Do you remember the early 1980s? Or perhaps, just like our young server last night, you were not even born yet back then? So last night as we entered the restaurant we noticed a priest sitting at a table with a young family, parents, and a couple of kids ages about 5. Richard Buckle ordered a bottle of Penfolds 389, as he does whenever we are at the Fort Collins, CO, Rare restaurant on Sunday – no it is not a religious ceremony, the priest’s presence totally accidental, it’s just that on Sundays they have wines half off!
As any Australian would do given the circumstances, Richard proceeded to tell the server about a time in the early 1980s when he visited the winery that brought us Penfolds and she looked at him and told us it was way before she was even born! OK, what does this have to do with the virtual NonStop?
I am getting there, but having been associated with Richard all those years I too am getting to the topic in a roundabout way… So, back in the 1970s and early 1980s if you were developing software for the NonStop computer (called Tandem back then) you needed a dedicated machine to test it! In the Tandem offices in Cupertino, there were computer rooms dedicated to performing debugging and QA of the software – as a developer or as a tester you were signing up for a time window when this expensive hardware was for your personal use!
You turn switches, you sat at a console, frequently with the ashtray next to you as it was always an intense experience and you needed that cigarette. Yeah, the air was bluish heavy with secondhand smoke – up till about 1985 or so when smoking was allowed only in dedicated smoking rooms. But I digress.
The point is that every developer and tester whether working for Tandem or for a small vendor developing solutions for Tandem or for Tandem’s customers who needed their specific environment augmented or tested, needed time on a dedicated machine. That is expensive! That not only takes money to get the hardware and software, but it also takes money to get a space, raise the floors and run cables! It is really very expensive and time-consuming! I know firsthand as often it was part of my development budget.
In comes the idea of a virtual NonStop, deployed on an x86 server right there, on your desktop! That was a serious game changer! No wonder many of us became seriously excited! Remember that time when you first saw demonstrations being provided on a tabletop configuration at a NonStop Technical Boot Camp event?
One more reason that introducing virtual NonStop was brilliant was the competitive landscape disruption of first Compaq and then HP acquiring Tandem. With each acquisition, it seemed as though these new “partners” didn’t quite know what to do with Tandem or how best to position it in the marketplace. To some industry analysts, as Tandem never competed in the personal computer space, its presence within a PC maker was totally acceptable.
I recall stories of Tandem support people on-site at DELL telling me about Tandem “chevrons” albeit the blue ones being affixed to the NonStop machines from Compaq or HP so that the logo of a competitor was never on display in DELL’s computer room floor! With the introduction of the virtual NonStop DELL can now use this virtualized NonStop deployed on its machines! So can IBM, so can Oracle so can anyone!

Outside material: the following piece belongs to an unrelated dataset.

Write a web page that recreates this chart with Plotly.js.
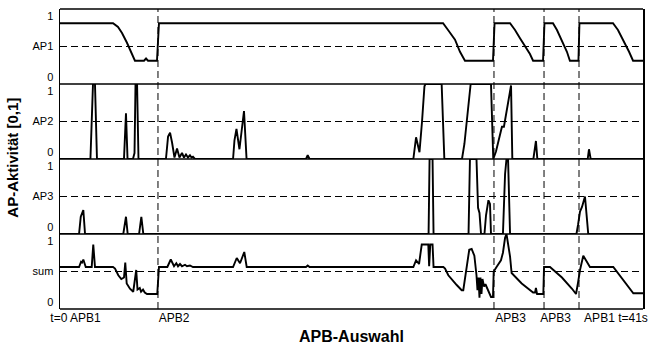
<!DOCTYPE html>
<html>
<head>
<meta charset="utf-8">
<script src="https://cdn.plot.ly/plotly-3.0.1.min.js"></script>
<style>html,body{margin:0;padding:0;background:#fff;}#chart{width:650px;height:344px;}</style>
</head>
<body>
<div id="chart"></div>
<script>
// ---- data (time in seconds, activity in [0,1]) ----
const tAP1 = [0, 3.73, 4.08, 4.36, 4.71, 5.06, 5.27, 5.91, 6.05, 6.19, 6.82, 6.96, 26.94, 27.29, 27.78, 28.13, 28.48, 30.45, 30.56, 31.65, 32.00, 32.35, 32.70, 33.05, 33.27, 33.97, 34.07, 34.67, 34.95, 35.30, 35.65, 35.86, 36.46, 36.53, 38.89, 39.24, 39.66, 40.02, 40.30, 41.0];
const vAP1 = [0.81, 0.81, 0.76, 0.68, 0.55, 0.39, 0.31, 0.31, 0.34, 0.31, 0.31, 0.81, 0.81, 0.72, 0.59, 0.43, 0.31, 0.31, 0.81, 0.81, 0.72, 0.61, 0.51, 0.40, 0.31, 0.31, 0.81, 0.81, 0.72, 0.57, 0.43, 0.31, 0.31, 0.81, 0.81, 0.72, 0.57, 0.43, 0.31, 0.31];

const tAP2 = [0, 2.14, 2.32, 2.46, 2.60, 4.50, 4.64, 4.75, 5.13, 5.24, 5.31, 5.42, 5.52, 7.45, 7.60, 7.74, 7.88, 8.05, 8.23, 8.40, 8.58, 8.72, 8.86, 9.00, 9.14, 9.25, 9.35, 9.49, 12.17, 12.27, 12.41, 12.62, 12.94, 13.12, 17.30, 17.42, 17.55, 24.85, 25.04, 25.28, 25.46, 25.63, 25.70, 26.84, 27.03, 28.27, 28.44, 28.60, 28.76, 28.88, 30.31, 30.47, 30.66, 30.87, 31.08, 31.22, 31.37, 31.58, 31.72, 31.81, 33.29, 33.47, 33.57, 37.11, 37.20, 37.32, 41.0];
const vAP2 = [0, 0, 1, 1, 0, 0, 0.61, 0, 0, 0.08, 1, 1, 0, 0, 0.30, 0.35, 0.22, 0.02, 0.14, 0.02, 0.08, 0.02, 0.06, 0.02, 0.05, 0.02, 0.03, 0, 0, 0.25, 0.40, 0.13, 0.64, 0, 0, 0.05, 0, 0, 0.29, 0.09, 0.50, 0.97, 1, 1, 0, 0, 0.2, 0.5, 0.85, 1, 1, 0, 0.1, 0.25, 0.43, 0.43, 0.58, 0.82, 0.98, 0, 0, 0.24, 0, 0, 0.13, 0, 0];

const tAP3 = [0, 1.34, 1.46, 1.64, 1.76, 4.45, 4.64, 4.76, 5.56, 5.72, 5.86, 25.92, 25.99, 26.20, 26.27, 28.73, 28.83, 29.29, 29.40, 29.50, 29.61, 29.85, 29.96, 30.13, 30.24, 30.31, 31.15, 31.30, 31.40, 31.51, 31.65, 36.32, 36.43, 36.57, 36.71, 36.82, 36.92, 37.15, 41.0];
const vAP3 = [0, 0, 0.23, 0.32, 0, 0, 0.23, 0, 0, 0.23, 0, 0, 1, 1, 0, 0, 1, 1, 0.35, 0.28, 0, 0, 0.25, 0.45, 0.40, 0, 0, 0.8, 1, 1, 0, 0, 0.12, 0.30, 0.36, 0.45, 0.50, 0, 0];

const tSum = [0, 1.34, 1.48, 1.55, 1.64, 1.81, 2.23, 2.34, 2.46, 3.73, 3.87, 4.10, 4.31, 4.50, 4.59, 4.69, 4.92, 5.15, 5.36, 5.45, 5.61, 5.70, 5.84, 5.96, 6.12, 6.84, 6.96, 7.55, 7.79, 8.02, 8.18, 8.30, 8.44, 8.58, 8.79, 8.93, 9.14, 9.35, 12.17, 12.43, 12.66, 12.96, 13.13, 17.30, 17.42, 17.55, 24.85, 25.04, 25.25, 25.44, 25.90, 25.96, 26.04, 26.20, 26.27, 26.96, 27.08, 27.31, 27.90, 28.25, 28.36, 28.55, 28.67, 28.78, 28.95, 29.14, 29.29, 29.36, 29.43, 29.50, 29.57, 29.64, 29.71, 29.82, 29.92, 30.03, 30.13, 30.24, 30.31, 30.45, 30.50, 30.70, 31.01, 31.15, 31.30, 31.40, 31.54, 31.65, 31.76, 32.47, 33.27, 33.41, 33.47, 33.55, 33.99, 34.04, 34.46, 35.30, 36.01, 36.29, 36.43, 36.57, 36.80, 37.04, 37.15, 37.27, 38.91, 40.32, 41.0];
const vSum = [0.56, 0.56, 0.63, 0.62, 0.66, 0.56, 0.56, 0.86, 0.56, 0.56, 0.54, 0.45, 0.40, 0.42, 0.62, 0.34, 0.27, 0.23, 0.52, 0.26, 0.28, 0.23, 0.26, 0.22, 0.20, 0.20, 0.56, 0.56, 0.66, 0.57, 0.61, 0.57, 0.60, 0.57, 0.59, 0.57, 0.58, 0.56, 0.56, 0.68, 0.61, 0.76, 0.56, 0.56, 0.58, 0.56, 0.56, 0.65, 0.60, 0.86, 0.86, 0.57, 0.86, 0.86, 0.56, 0.56, 0.54, 0.45, 0.32, 0.25, 0.25, 0.50, 0.65, 0.79, 0.80, 0.71, 0.45, 0.25, 0.42, 0.15, 0.42, 0.20, 0.40, 0.30, 0.33, 0.28, 0.22, 0.18, 0.16, 0.16, 0.50, 0.56, 0.65, 0.75, 0.95, 1.0, 0.85, 0.70, 0.48, 0.34, 0.22, 0.22, 0.28, 0.20, 0.20, 0.56, 0.56, 0.42, 0.27, 0.20, 0.35, 0.52, 0.71, 0.63, 0.59, 0.56, 0.56, 0.21, 0.21];

const panelNames = ['AP1', 'AP2', 'AP3', 'sum'];
const switchTimes = [6.89, 30.52, 34.04, 36.50];
const xLabelTimes = [1.09, 8.02, 31.68, 34.85, 39.1];
const xLabels = ['t=0 APB1', 'APB2', 'APB3', 'APB3', 'APB1 t=41s'];
const tMax = 41;

// ---- figure ----
const FONT = 'Liberation Sans, Arial, Helvetica, sans-serif';
const series = [[tAP1, vAP1], [tAP2, vAP2], [tAP3, vAP3], [tSum, vSum]];
const yNames = ['y', 'y2', 'y3', 'y4'];
const domains = [[0.75, 1], [0.5, 0.75], [0.25, 0.5], [0, 0.25]];

const traces = series.map((s, i) => ({
  x: s[0], y: s[1], type: 'scatter', mode: 'lines',
  xaxis: 'x', yaxis: yNames[i],
  line: {color: '#000', width: 1.9, shape: 'linear'},
  hoverinfo: 'skip', showlegend: false
}));

const layout = {
  width: 650, height: 344,
  margin: {l: 60, r: 7, t: 9, b: 35},
  paper_bgcolor: '#fff', plot_bgcolor: '#fff',
  font: {family: FONT, size: 12, color: '#000'},
  showlegend: false,
  xaxis: {
    range: [0, tMax], domain: [0, 1], anchor: 'y4',
    showgrid: false, zeroline: false, showline: false,
    tickmode: 'array', tickvals: xLabelTimes, ticktext: xLabels,
    ticks: '', tickfont: {family: FONT, size: 12, color: '#000'}
  },
  shapes: [],
  annotations: [
    {text: '<b>APB-Auswahl</b>', xref: 'paper', yref: 'paper', x: 0.5, y: -0.09,
     xanchor: 'center', yanchor: 'middle', showarrow: false,
     font: {family: FONT, size: 16, color: '#000'}},
    {text: '<b>AP-Aktivität [0,1]</b>', xref: 'paper', yref: 'paper', x: -0.082, y: 0.505,
     xanchor: 'center', yanchor: 'middle', textangle: -90, showarrow: false,
     font: {family: FONT, size: 15, color: '#000'}}
  ]
};

yNames.forEach((yn, i) => {
  const key = i === 0 ? 'yaxis' : 'yaxis' + (i + 1);
  layout[key] = {
    domain: domains[i], range: [0, 1], anchor: 'x',
    showgrid: false, zeroline: false,
    showline: true, linecolor: '#000', linewidth: 1.5, mirror: true,
    tickmode: 'array', tickvals: [0.09, 0.5, 0.91], ticktext: ['0', panelNames[i], '1'],
    ticks: '', ticklabelstandoff: 3,
    tickfont: {family: FONT, size: 11, color: '#000'}
  };
  // dashed mid line
  layout.shapes.push({type: 'line', xref: 'paper', yref: yn, x0: 0, x1: 1, y0: 0.5, y1: 0.5,
    line: {color: '#000', width: 1, dash: '7px,4px'}, layer: 'below'});
});

// horizontal panel borders
[0, 0.25, 0.5, 0.75, 1].forEach(p => {
  layout.shapes.push({type: 'line', xref: 'paper', yref: 'paper', x0: 0, x1: 1, y0: p, y1: p,
    line: {color: '#000', width: 1.5}});
});

// vertical dashed switch lines
switchTimes.forEach(t => {
  layout.shapes.push({type: 'line', xref: 'x', yref: 'paper', x0: t, x1: t, y0: 0, y1: 1,
    line: {color: '#000', width: 1, dash: '7px,4px'}, layer: 'below'});
});

Plotly.newPlot('chart', traces, layout, {staticPlot: true, displayModeBar: false});
</script>
</body>
</html>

Whether your need happens to be for a virtual NonStop to run within your own x86 server farm or simply as a desktop solution for your own development teams, the upside is recognizable. That old idea that echoed around the corridors of Tandem Computers that it was the NonStop software that was the “special sauce” has been proven! The transformation of NonStop to where it is now a software solution has been completed and with that, NonStop users can choose between traditional NonStop and the new server-farm / cloud-ready NonStop of today.
My biggest issue with all of this is that so few people even know about the availability of virtual NonStop! Like many of you, I probably tend to socialize with people either involved or at least familiar with the computer industry. Whenever we get together for a glass of wine we exchange work-related thoughts, ideas, and stories. Unless the folks we talk to have a Tandem/NonStop association bringing up virtual NonStop meets with the same look our server last night gave us when the 1980s tour of the wineries was mentioned.
Well, we do not give up and educate anyone who lets us – sometimes even perfect strangers at a bar in a hotel – OK, that would be Richard, I am not starting these conversations. I wonder if more of us took every opportunity to spread the word, wouldn’t the world benefit from the now virtual NonStop?